M Gardner1*, E Debrot1, O Dillon1, C Shieh2, S Downes3, M Jackson3, P Liu1, P Keall1, (1) University of Sydney, Eveleigh, NSW, AU, (2) Sydney Neuroimaging Analysis Centre, Eveleigh, NSW, (3) Nelune Comprehensive Cancer Centre, Prince of Wales Hospital, Randwick, NSW, AU,

Presentations

(Sunday, 7/12/2020)   [Eastern Time (GMT-4)]

Room: AAPM ePoster Library

Purpose: Fixed gantry linacs provide opportunity for more affordable radiotherapy, which would be suited to low- and middle-income countries where the demand for radiotherapy is not being met. However, for fixed gantry linacs the patient needs to be rotated instead. CBCT scans during patient rotation have significant motion artefacts and motion compensation methods are needed. The aim of this work is to develop image reconstruction methods that compensate for gravity-induced motion during patient rotation.


Methods: A phantom that allowed gravitation-induced deformation was created by surrounding a solid block with pieces of foam, such that as the phantom rotates motion will occur. CBCT scans were acquired with this phantom placed in a custom patient rotation system, known as the Nano-X device, which uses inflated airbags to support the patient during rotation, limiting motion. Motion compensated reconstructions were created by dividing the projections into 8 equal angular bins of width 45° which were used as the different reconstruction phases. PICCS was then used to generate volume estimates for each phase, and DVFs were calculated between these volumes to estimate 4D-DVFs.

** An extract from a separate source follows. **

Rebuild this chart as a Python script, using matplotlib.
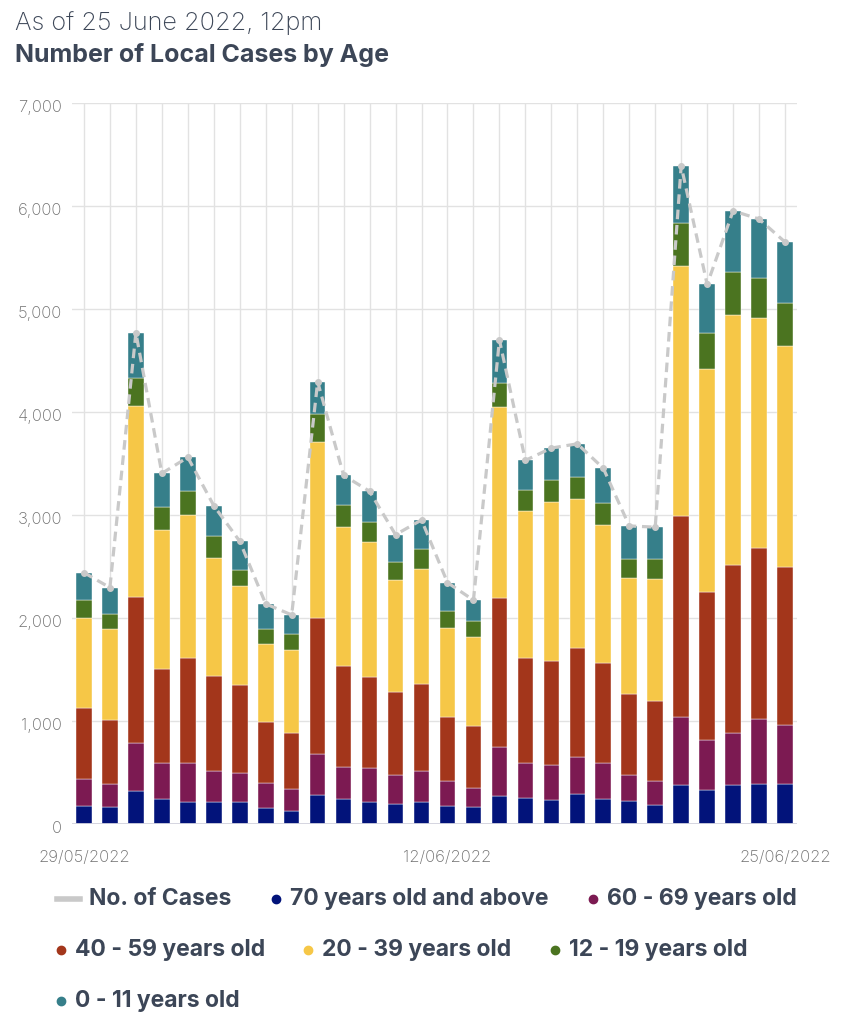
import numpy as np
import pandas as pd
import matplotlib.pyplot as plt
from matplotlib.transforms import ScaledTranslation

plt.rcParams['font.family'] = ['Inter', 'Roboto', 'DejaVu Sans']

dates = pd.date_range("2022-05-29", "2022-06-25").strftime("%d/%m/%Y").tolist()
shown_dates = ["29/05/2022", "12/06/2022", "25/06/2022"]

# cases per age group, one value per day
age_70_plus = [171, 165, 320, 246, 210, 210, 210, 158, 129, 278, 239, 210, 197, 210,
               171, 162, 275, 249, 230, 291, 244, 223, 181, 379, 328, 379, 387, 387]
age_60_69 = [262, 220, 462, 349, 378, 307, 288, 236, 210, 398, 311, 336, 281, 307,
             249, 190, 475, 346, 345, 356, 345, 252, 235, 656, 484, 504, 631, 576]
age_40_59 = [695, 620, 1420, 912, 1019, 922, 850, 592, 547, 1322, 986, 883, 802, 844,
             618, 598, 1442, 1012, 1006, 1060, 976, 783, 779, 1952, 1443, 1633, 1658, 1532]
age_20_39 = [876, 893, 1855, 1344, 1390, 1144, 964, 766, 808, 1713, 1351, 1309, 1087, 1119,
             869, 870, 1856, 1432, 1542, 1446, 1338, 1127, 1182, 2432, 2162, 2427, 2238, 2141]
age_12_19 = [172, 145, 269, 230, 236, 210, 158, 146, 149, 266, 210, 198, 174, 194,
             165, 155, 236, 204, 217, 212, 214, 186, 198, 416, 354, 417, 391, 421]
age_0_11 = [265, 252, 444, 323, 327, 298, 275, 239, 187, 316, 288, 294, 268, 278,
            272, 198, 416, 287, 310, 326, 337, 323, 307, 555, 467, 593, 568, 593]

groups = [age_70_plus, age_60_69, age_40_59, age_20_39, age_12_19, age_0_11]
labels = ["70 years old and above", "60 - 69 years old", "40 - 59 years old",
          "20 - 39 years old", "12 - 19 years old", "0 - 11 years old"]
colors = ["#02137a", "#7c1a52", "#a3361b", "#f6c747", "#4b7420", "#367f8a"]

x = np.arange(len(dates))
totals = np.sum(groups, axis=0)

text_col = "#3c4657"
tick_col = "#6f6f6f"
line_col = "#c9c9c9"

fig = plt.figure(figsize=(8.45, 10.24), dpi=100)
ax = fig.add_axes([72 / 845, 1 - 824 / 1024, (797 - 72) / 845, (824 - 103) / 1024])

bottom = np.zeros(len(dates))
for vals, c in zip(groups, colors):
    ax.bar(x, vals, bottom=bottom, width=0.6, color=c, edgecolor="#ffffff",
           linewidth=0.3, zorder=3)
    bottom += np.array(vals)

ax.plot(x, totals, color=line_col, lw=2.3, dashes=(3, 1.8), marker="o", ms=4,
        zorder=5)

ax.set_xlim(-0.46, 27.46)
ax.set_ylim(0, 7000)
ax.set_yticks(range(0, 7001, 1000))
ax.set_yticklabels([f"{v:,}" for v in range(0, 7001, 1000)])
ax.set_xticks(x)
ax.set_xticklabels([d if d in shown_dates else "" for d in dates])
ax.tick_params(axis="both", length=0, labelsize=12, labelcolor=tick_col)
ax.tick_params(axis="y", pad=7)
ax.tick_params(axis="x", pad=19)
for t in ax.get_xticklabels() + ax.get_yticklabels():
    t.set_fontweight("light")
# y labels sit a little below their gridline in the original
shift = ScaledTranslation(0, -2 / 72, fig.dpi_scale_trans)
for t in ax.get_yticklabels():
    t.set_transform(t.get_transform() + shift)
ax.grid(True, color="#e2e2e2", lw=1, zorder=0)
ax.axhline(0, color="#d2d2de", lw=2, zorder=4)
for s in ax.spines.values():
    s.set_visible(False)

# titles
fig.text(15 / 845, 1 - 30 / 1024, "As of 25 June 2022, 12pm", fontsize=18.2,
         fontweight="light", color=text_col, va="baseline")
fig.text(15 / 845, 1 - 62 / 1024, "Number of Local Cases by Age", fontsize=18,
         fontweight="bold", color=text_col, va="baseline")

# legend laid out like the original (flowing rows)
def fx(px):
    return px / 845


def fy(py):
    return 1 - py / 1024


fig.lines.append(plt.Line2D([fx(57), fx(80)], [fy(899), fy(899)], color=line_col,
                            lw=4, transform=fig.transFigure))
fig.text(fx(89), fy(899), "No. of Cases", fontsize=16.5, fontweight="bold",
         color=text_col, va="center")

legend_pos = [(276, 899), (593, 899), (61, 950), (308, 950), (555, 950), (61, 1001)]
for (px, py), lab, c in zip(legend_pos, labels, colors):
    fig.lines.append(plt.Line2D([fx(px)], [fy(py)], marker="o", ms=6, color=c,
                                lw=0, transform=fig.transFigure))
    fig.text(fx(px + 14), fy(py), lab, fontsize=16.5, fontweight="bold",
             color=text_col, va="center")

fig.savefig("out.png", dpi=100, facecolor="white")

Motion compensated FDK (MCFDK) using the 4D-DVFs were then used to generate a volume for each phase. The SSIM and MSE between the 0° phase volume and the reference CBCT were compared with the standard FDK.


Results: The MCFDK had a -35-4% change in MSE and 0.0075-0.1778% increase in SSIM when compared with the standard FDK, indicating the MCFDK was more accurate than the normal FDK. This was true even when the volume was moved from isocentre in the anterior and transverse directions.


Conclusion: This work shows that accurate volume reconstruction is possible for fixed gantry CBCT scans taken using the Nano-X device. Further development of this prototype will allow for cheaper radiotherapy devices to meet the global demand for radiotherapy.

Download ePoster [PDF]

Funding Support, Disclosures, and Conflict of Interest: This project is supported by a NHMRC Development Grant. PJK is an inventor of intellectual property assigned to Leo Cancer Care.